First Posted: 10/28/2014

So “Pickles” likes the column.

“Pickles,” a/k/a Ricky McDaniels, is in the Colonel’s Fantasy League in Plymouth. He picked 12th (last) in the draft and managed to put together a formidable team. He is leading his division.

This means that Fantasy success is not always predicated upon high draft picks. It depends on your astute ability to select the best available players when it’s your turn to choose. And it’s also important — perhaps even more important — to be in a league where some of the other franchise holders don’t know what they’re doing.

Not that this is the case in the Colonel’s League. These 12 franchise holders appear to be of reasonable intelligence, despite the fact that they all were raised in the same general area.

Some of the guys study real hard and it doesn’t do them much good. Others just react when it’s their turn to pick a player.

As someone told me at our newsroom draft, “You have a real good team if this was 2009.”

That comment hurt, especially when I sincerely believed I had the best team after the draft ended. Turns out, I was wrong. The league guru was correct, evidenced by my dismal 1-7 record despite having Peyton Manning as my QB.

Balance, I have found, is the key.

Picking players who you may have never heard of is another.

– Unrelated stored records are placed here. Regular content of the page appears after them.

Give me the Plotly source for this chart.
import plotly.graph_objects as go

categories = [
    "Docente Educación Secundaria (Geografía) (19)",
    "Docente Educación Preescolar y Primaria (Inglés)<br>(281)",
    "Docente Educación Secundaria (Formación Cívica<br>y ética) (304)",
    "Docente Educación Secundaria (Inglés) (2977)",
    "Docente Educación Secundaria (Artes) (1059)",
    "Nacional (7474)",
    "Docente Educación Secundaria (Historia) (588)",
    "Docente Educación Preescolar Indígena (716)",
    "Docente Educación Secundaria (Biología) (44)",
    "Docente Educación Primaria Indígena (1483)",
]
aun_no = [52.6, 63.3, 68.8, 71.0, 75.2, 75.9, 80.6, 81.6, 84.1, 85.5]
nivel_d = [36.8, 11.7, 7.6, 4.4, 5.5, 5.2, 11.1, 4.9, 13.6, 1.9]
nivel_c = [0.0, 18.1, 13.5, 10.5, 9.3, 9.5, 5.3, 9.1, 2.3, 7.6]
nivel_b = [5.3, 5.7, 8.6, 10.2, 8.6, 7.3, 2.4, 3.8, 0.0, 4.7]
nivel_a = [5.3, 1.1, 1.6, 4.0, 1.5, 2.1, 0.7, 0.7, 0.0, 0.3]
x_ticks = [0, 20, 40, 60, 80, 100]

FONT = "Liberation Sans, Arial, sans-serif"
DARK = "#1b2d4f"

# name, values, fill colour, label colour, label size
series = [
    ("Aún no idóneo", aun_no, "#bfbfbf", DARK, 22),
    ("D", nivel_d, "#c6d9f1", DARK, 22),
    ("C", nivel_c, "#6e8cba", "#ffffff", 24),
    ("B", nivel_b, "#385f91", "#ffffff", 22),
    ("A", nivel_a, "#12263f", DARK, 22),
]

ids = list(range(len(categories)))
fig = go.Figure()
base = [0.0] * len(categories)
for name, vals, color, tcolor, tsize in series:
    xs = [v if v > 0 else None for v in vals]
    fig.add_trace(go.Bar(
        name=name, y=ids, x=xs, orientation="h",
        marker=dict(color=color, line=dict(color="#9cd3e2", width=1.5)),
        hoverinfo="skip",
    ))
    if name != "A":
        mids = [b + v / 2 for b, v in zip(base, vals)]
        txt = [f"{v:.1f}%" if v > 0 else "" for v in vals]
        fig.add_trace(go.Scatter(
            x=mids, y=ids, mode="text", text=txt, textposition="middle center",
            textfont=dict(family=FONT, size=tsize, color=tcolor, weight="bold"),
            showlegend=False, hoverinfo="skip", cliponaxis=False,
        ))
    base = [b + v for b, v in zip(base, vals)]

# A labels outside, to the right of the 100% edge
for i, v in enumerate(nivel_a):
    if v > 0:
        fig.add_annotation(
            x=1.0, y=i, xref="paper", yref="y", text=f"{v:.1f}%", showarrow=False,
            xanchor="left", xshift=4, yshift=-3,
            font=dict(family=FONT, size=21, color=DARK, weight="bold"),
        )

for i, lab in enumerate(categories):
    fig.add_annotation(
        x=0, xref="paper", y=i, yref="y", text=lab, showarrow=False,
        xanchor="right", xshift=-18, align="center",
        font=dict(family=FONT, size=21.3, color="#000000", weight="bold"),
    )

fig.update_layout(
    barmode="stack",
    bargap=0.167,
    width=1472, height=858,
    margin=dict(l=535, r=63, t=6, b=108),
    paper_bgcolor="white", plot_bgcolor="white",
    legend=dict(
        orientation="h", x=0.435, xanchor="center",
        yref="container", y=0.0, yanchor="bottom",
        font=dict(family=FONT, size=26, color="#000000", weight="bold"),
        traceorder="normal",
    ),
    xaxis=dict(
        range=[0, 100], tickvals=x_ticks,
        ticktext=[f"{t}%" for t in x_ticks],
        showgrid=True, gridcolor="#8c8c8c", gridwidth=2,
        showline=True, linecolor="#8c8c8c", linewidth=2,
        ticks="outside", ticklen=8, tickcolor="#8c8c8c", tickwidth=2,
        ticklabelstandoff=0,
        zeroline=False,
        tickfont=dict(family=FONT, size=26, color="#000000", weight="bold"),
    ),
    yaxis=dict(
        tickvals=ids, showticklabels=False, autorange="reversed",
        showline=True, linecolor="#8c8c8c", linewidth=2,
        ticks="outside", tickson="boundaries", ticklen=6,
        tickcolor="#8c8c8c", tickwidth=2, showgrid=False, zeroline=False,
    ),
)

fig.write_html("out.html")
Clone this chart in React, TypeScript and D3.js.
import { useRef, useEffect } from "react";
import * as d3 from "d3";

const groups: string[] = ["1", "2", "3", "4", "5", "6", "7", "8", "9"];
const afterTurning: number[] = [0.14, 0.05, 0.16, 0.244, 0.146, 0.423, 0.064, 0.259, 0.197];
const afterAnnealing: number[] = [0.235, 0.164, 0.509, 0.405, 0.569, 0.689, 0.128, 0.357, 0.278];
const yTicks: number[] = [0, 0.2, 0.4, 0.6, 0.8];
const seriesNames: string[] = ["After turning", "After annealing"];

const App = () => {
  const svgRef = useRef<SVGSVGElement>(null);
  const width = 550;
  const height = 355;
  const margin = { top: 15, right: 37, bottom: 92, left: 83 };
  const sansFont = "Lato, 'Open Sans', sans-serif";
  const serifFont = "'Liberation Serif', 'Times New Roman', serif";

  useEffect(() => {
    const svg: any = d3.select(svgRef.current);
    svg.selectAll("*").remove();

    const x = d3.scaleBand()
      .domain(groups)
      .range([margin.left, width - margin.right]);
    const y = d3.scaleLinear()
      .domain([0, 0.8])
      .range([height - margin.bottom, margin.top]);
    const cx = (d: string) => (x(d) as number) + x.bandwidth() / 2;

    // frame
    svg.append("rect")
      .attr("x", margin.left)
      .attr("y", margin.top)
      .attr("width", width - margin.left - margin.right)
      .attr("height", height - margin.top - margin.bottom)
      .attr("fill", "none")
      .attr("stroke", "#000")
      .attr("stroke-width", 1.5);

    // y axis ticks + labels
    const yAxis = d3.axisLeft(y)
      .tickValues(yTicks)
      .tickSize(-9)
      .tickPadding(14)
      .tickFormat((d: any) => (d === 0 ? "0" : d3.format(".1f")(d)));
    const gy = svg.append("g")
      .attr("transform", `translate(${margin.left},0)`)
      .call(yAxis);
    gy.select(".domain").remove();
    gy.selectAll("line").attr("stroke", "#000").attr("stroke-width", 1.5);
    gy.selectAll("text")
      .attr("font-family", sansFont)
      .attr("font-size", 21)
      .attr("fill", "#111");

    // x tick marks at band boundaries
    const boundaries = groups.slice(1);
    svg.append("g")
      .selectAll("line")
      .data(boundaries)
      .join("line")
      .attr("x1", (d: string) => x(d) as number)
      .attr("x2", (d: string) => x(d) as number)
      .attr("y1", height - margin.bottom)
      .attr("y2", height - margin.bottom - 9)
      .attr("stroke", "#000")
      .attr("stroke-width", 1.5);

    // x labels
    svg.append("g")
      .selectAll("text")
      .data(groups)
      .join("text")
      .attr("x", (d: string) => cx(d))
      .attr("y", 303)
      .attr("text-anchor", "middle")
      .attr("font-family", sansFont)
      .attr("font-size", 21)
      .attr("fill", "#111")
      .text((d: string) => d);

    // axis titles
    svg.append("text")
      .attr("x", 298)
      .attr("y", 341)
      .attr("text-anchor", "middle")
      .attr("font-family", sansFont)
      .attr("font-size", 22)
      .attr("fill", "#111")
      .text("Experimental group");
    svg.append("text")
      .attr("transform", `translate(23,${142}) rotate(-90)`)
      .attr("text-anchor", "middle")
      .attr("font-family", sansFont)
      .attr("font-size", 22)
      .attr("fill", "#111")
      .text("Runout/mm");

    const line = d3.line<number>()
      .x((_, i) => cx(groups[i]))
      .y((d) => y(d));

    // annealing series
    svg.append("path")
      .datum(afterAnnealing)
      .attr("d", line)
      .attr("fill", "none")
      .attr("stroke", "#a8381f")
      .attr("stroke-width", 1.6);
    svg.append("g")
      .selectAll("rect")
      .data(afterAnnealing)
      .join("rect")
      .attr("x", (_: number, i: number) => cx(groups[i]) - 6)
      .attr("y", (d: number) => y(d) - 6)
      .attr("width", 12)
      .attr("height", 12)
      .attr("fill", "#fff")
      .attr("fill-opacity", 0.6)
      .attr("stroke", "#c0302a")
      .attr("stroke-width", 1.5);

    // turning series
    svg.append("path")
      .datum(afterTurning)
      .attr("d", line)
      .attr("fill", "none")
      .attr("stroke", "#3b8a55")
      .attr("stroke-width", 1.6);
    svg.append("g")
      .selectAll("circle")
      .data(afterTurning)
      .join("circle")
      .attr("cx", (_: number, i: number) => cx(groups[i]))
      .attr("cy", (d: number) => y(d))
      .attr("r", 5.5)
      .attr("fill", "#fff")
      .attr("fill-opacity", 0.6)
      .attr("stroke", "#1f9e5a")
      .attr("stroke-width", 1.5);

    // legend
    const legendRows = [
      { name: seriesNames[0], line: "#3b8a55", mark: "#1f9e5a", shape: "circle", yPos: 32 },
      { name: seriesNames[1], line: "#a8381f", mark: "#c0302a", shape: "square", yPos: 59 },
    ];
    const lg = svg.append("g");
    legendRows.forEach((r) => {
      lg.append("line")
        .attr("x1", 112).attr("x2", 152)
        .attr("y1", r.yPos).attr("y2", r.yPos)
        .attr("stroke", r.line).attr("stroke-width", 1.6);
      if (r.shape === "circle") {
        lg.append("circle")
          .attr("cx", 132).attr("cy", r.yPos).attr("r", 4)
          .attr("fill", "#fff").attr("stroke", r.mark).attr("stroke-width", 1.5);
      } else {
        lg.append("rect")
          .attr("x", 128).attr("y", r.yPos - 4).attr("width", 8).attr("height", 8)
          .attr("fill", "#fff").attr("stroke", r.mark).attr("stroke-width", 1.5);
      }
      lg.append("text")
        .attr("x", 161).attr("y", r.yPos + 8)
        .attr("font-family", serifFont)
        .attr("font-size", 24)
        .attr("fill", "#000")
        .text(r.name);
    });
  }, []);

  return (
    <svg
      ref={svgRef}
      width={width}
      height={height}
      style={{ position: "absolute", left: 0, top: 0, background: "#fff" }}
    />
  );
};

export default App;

Actually researching stats and things like targets, touches, yardage gained, and completion percentages really does matter. I never realized just how much until halfway through the 2014 season.

So getting back to “Pickles” and his liking of this column. I appreciate that. He made a point to educate everybody in the Colonel’s League about it and perhaps they have managed to search Weekender to find it and read it. But it’s far more likely they would get distracted by several other features encountered along the way.

I am humbled by “Pickles” taking the time to tell all that he really enjoys reading this column. It means a lot when people you have known all your life respect what you do. And “Pickles” is the life of the league, offering poignant, informative and hysterical comments during our weekly strategy sessions.

It’s guys like “Pickles” that make the Fantasy experience fun. We have other characters in the league and each brings to the table their very own brand of Fantasy logic and planning. And it takes place in Old Shawnee, our hometown.

We compete each week against each other, but we aren’t all that concerned about who finishes first. Oops, that was a slight misstatement. We really do care. We all want to win. After all, we’re competing against each other and have been most of our lives, from Little League fields, to basketball courts to gridirons. And now it’s the Fantasy arena.

It gives each of us one more chance to get the best of the other guy. And along the way, we have fun, just like we did in the good old days.

In Plymouth, Pennsylvania, red and black were the colors we let fly. “Shawnee Against the World” was the town slogan. We all have that hometown pride branded on our hearts.

That’s why it’s always good to get back to the homeland. To see the guys and make our weekly changes.

It’s called Fantasy Football, but in this league, it’s a ritual in our hometown.

A bunch of Shawnee Indians still playing a game, competing still.